I used to be angry but now I am cold.
I used to ache for quiet but now I am deaf.
I used to run fast but now I run long.
I used to want a kitchen with black and white tile but now I have a kitchen that feeds me.
I used to wander at night but now I sleep.
I used to blame you but now I forgive me.
I used to want more but now I live with less.

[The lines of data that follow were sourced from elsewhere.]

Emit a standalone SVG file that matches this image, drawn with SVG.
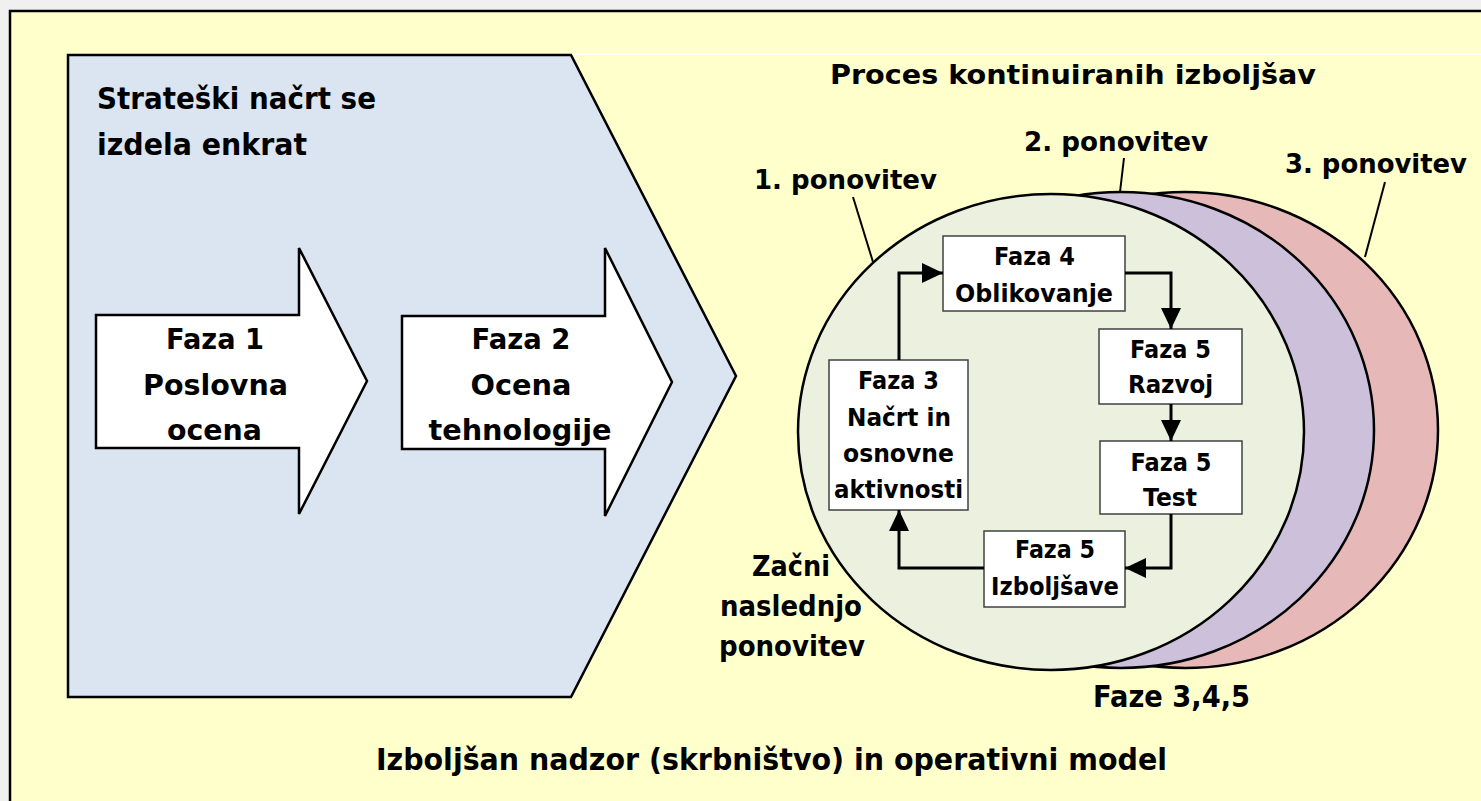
<svg xmlns="http://www.w3.org/2000/svg" width="1481" height="801" viewBox="0 0 1481 801">
<style>
.t{font-family:"DejaVu Sans","Liberation Sans",sans-serif;font-weight:bold;fill:#000;text-anchor:middle}
.l{text-anchor:start}
.box{fill:#fff;stroke:#404040;stroke-width:1.5}
.big{fill:#fff;stroke:#000;stroke-width:2.5;stroke-linejoin:miter}
.ell{stroke:#000;stroke-width:2.5}
.lead{stroke:#000;stroke-width:2;fill:none}
.con{stroke:#000;stroke-width:3;fill:none;marker-end:url(#ah)}
</style>
<defs>
<marker id="ah" markerUnits="userSpaceOnUse" markerWidth="21" markerHeight="20" refX="21" refY="10" orient="auto" viewBox="0 0 21 20">
<path d="M0,0 L21,10 L0,20 z" fill="#000"/>
</marker>
</defs>
<rect x="0" y="0" width="1481" height="801" fill="#f0f0f0"/>
<rect id="frame" x="10" y="11" width="1490" height="810" fill="#ffffcc" stroke="#000" stroke-width="2.5"/>
<line x1="571" y1="54" x2="1481" y2="54" stroke="#fff" stroke-width="1.5"/>

<g id="strategic">
<path d="M68,55 H571 L736,376 L571,697 H68 Z" fill="#dbe5f1" stroke="#000" stroke-width="2.5"/>
<text class="t l" x="97" y="109" font-size="31" textLength="279" lengthAdjust="spacingAndGlyphs">Strateški načrt se</text>
<text class="t l" x="97" y="155" font-size="31" textLength="210" lengthAdjust="spacingAndGlyphs">izdela enkrat</text>
</g>

<g id="faza1">
<path class="big" d="M96,315 H299 V248 L367,381 L299,514 V448 H96 Z"/>
<text class="t" x="215" y="349" font-size="28" textLength="98" lengthAdjust="spacingAndGlyphs">Faza 1</text>
<text class="t" x="215.5" y="395" font-size="28" textLength="145" lengthAdjust="spacingAndGlyphs">Poslovna</text>
<text class="t" x="214.5" y="440" font-size="28" textLength="95" lengthAdjust="spacingAndGlyphs">ocena</text>
</g>

<g id="faza2">
<path class="big" d="M402,316 H605 V248 L672,382 L605,516 V449 H402 Z"/>
<text class="t" x="521" y="349" font-size="28" textLength="99" lengthAdjust="spacingAndGlyphs">Faza 2</text>
<text class="t" x="521" y="395" font-size="28" textLength="101" lengthAdjust="spacingAndGlyphs">Ocena</text>
<text class="t" x="520" y="440" font-size="28" textLength="183" lengthAdjust="spacingAndGlyphs">tehnologije</text>
</g>

<g id="title">
<text class="t" x="1073" y="84" font-size="26" textLength="486" lengthAdjust="spacingAndGlyphs">Proces kontinuiranih izboljšav</text>
</g>

<g id="iter3">
<ellipse class="ell" cx="1185" cy="430" rx="253" ry="238" fill="#e6b9b8"/>
</g>
<g id="iter2">
<ellipse class="ell" cx="1121" cy="430" rx="253" ry="238" fill="#ccc0da"/>
</g>
<g id="iter1">
<ellipse class="ell" cx="1051" cy="432" rx="253" ry="238" fill="#ebf1de"/>
</g>

<g id="labels">
<text class="t" x="845.5" y="189" font-size="26" textLength="183" lengthAdjust="spacingAndGlyphs">1. ponovitev</text>
<line class="lead" x1="853" y1="197" x2="873" y2="262"/>
<text class="t" x="1116" y="151" font-size="26" textLength="184" lengthAdjust="spacingAndGlyphs">2. ponovitev</text>
<line class="lead" x1="1124" y1="158" x2="1120" y2="192"/>
<text class="t" x="1376" y="173" font-size="26" textLength="182" lengthAdjust="spacingAndGlyphs">3. ponovitev</text>
<line class="lead" x1="1385" y1="182" x2="1365" y2="257"/>
</g>

<g id="faza4">
<rect class="box" x="943" y="236" width="182" height="75"/>
<text class="t" x="1034.5" y="265" font-size="25" textLength="81" lengthAdjust="spacingAndGlyphs">Faza 4</text>
<text class="t" x="1034" y="302" font-size="25" textLength="158" lengthAdjust="spacingAndGlyphs">Oblikovanje</text>
</g>

<g id="faza5razvoj">
<rect class="box" x="1099" y="329" width="143" height="75"/>
<text class="t" x="1170.5" y="358" font-size="25" textLength="81" lengthAdjust="spacingAndGlyphs">Faza 5</text>
<text class="t" x="1170.5" y="393" font-size="25" textLength="85" lengthAdjust="spacingAndGlyphs">Razvoj</text>
</g>

<g id="faza5test">
<rect class="box" x="1100" y="441" width="142" height="73"/>
<text class="t" x="1171" y="471" font-size="25" textLength="81" lengthAdjust="spacingAndGlyphs">Faza 5</text>
<text class="t" x="1170" y="506" font-size="25" textLength="54" lengthAdjust="spacingAndGlyphs">Test</text>
</g>

<g id="faza5izb">
<rect class="box" x="984" y="531" width="141" height="76"/>
<text class="t" x="1055" y="558" font-size="25" textLength="80" lengthAdjust="spacingAndGlyphs">Faza 5</text>
<text class="t" x="1055" y="595" font-size="25" textLength="128" lengthAdjust="spacingAndGlyphs">Izboljšave</text>
</g>

<g id="faza3">
<rect class="box" x="829" y="360" width="139" height="150"/>
<text class="t" x="898.5" y="389" font-size="25" textLength="81" lengthAdjust="spacingAndGlyphs">Faza 3</text>
<text class="t" x="899" y="426" font-size="25" textLength="104" lengthAdjust="spacingAndGlyphs">Načrt in</text>
<text class="t" x="898.5" y="462" font-size="25" textLength="111" lengthAdjust="spacingAndGlyphs">osnovne</text>
<text class="t" x="898.5" y="498" font-size="25" textLength="129" lengthAdjust="spacingAndGlyphs">aktivnosti</text>
</g>

<g id="connectors">
<path class="con" d="M899,360 V273 H943"/>
<path class="con" d="M1125,273 H1171 V329"/>
<path class="con" d="M1171,404 V441"/>
<path class="con" d="M1171,514 V568 H1125"/>
<path class="con" d="M984,568 H899 V510"/>
</g>

<g id="restart">
<text class="t" x="791" y="576" font-size="28" textLength="78" lengthAdjust="spacingAndGlyphs">Začni</text>
<text class="t" x="791" y="616" font-size="28" textLength="142" lengthAdjust="spacingAndGlyphs">naslednjo</text>
<text class="t" x="792" y="656" font-size="28" textLength="146" lengthAdjust="spacingAndGlyphs">ponovitev</text>
</g>

<g id="phases">
<text class="t" x="1171.5" y="707" font-size="31" textLength="157" lengthAdjust="spacingAndGlyphs">Faze 3,4,5</text>
</g>

<g id="footer">
<text class="t" x="771.5" y="770" font-size="31" textLength="791" lengthAdjust="spacingAndGlyphs">Izboljšan nadzor (skrbništvo) in operativni model</text>
</g>
</svg>
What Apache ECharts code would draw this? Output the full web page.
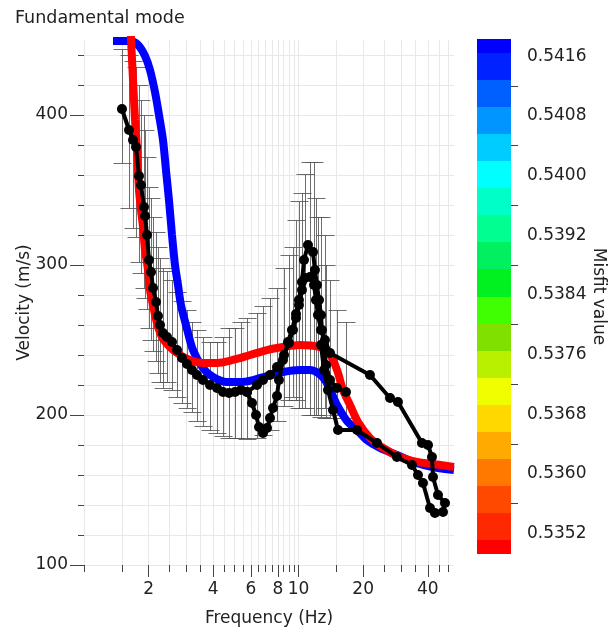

Fill a page. Loosen up more than I did. Circle a couple sentences you want to explore. Spend a page exploring.

At the Turn Of a Page

I remember being sixteen, curled by my bedroom window with my spiral bound notebook. I don’t remember why, but I was angry at my mom. I wrote “Mom is a bitch” in neat pencil print. I looked at that sentence, my stomach rolled a little, and I erased the words.

Mom is great.

But the truth of that tiny moment was that I thought she was awful and I wrote what I would never say aloud to a lunch table of girlfriends. That adolescent admission, erased, still etched permission to write what I do not say aloud. My sin surfaces. I don’t pretend it isn’t there. My salvation works out on the page, heart change charted through years of journal entries.

Sometimes I think what would happen if you read my notebooks. If you read what I do not say aloud. You would see

I am so ugly,

and beautiful

at the turn of a page.

Start Before You’re Ready

A week before leaving for college I was at the kitchen sink washing dinner dishes. I looked at my reflection in the dark window. Wait a year. A whispered impulse I still think about.

Waiting a year might have been better. I can’t say. But sometimes delay gains little. My husband and I waited to marry, going to premarital counseling for a year, and still said I do to the same cache of unsorted issues.

A couple years into our marriage we decided to wait another three or four before having children. I was pregnant the following month. And just as well: I don’t think anyone, really, begins their parenthood ready.

Now I want to share my writing. Ready and not ready at once: this is the first piece lifted from my notebook.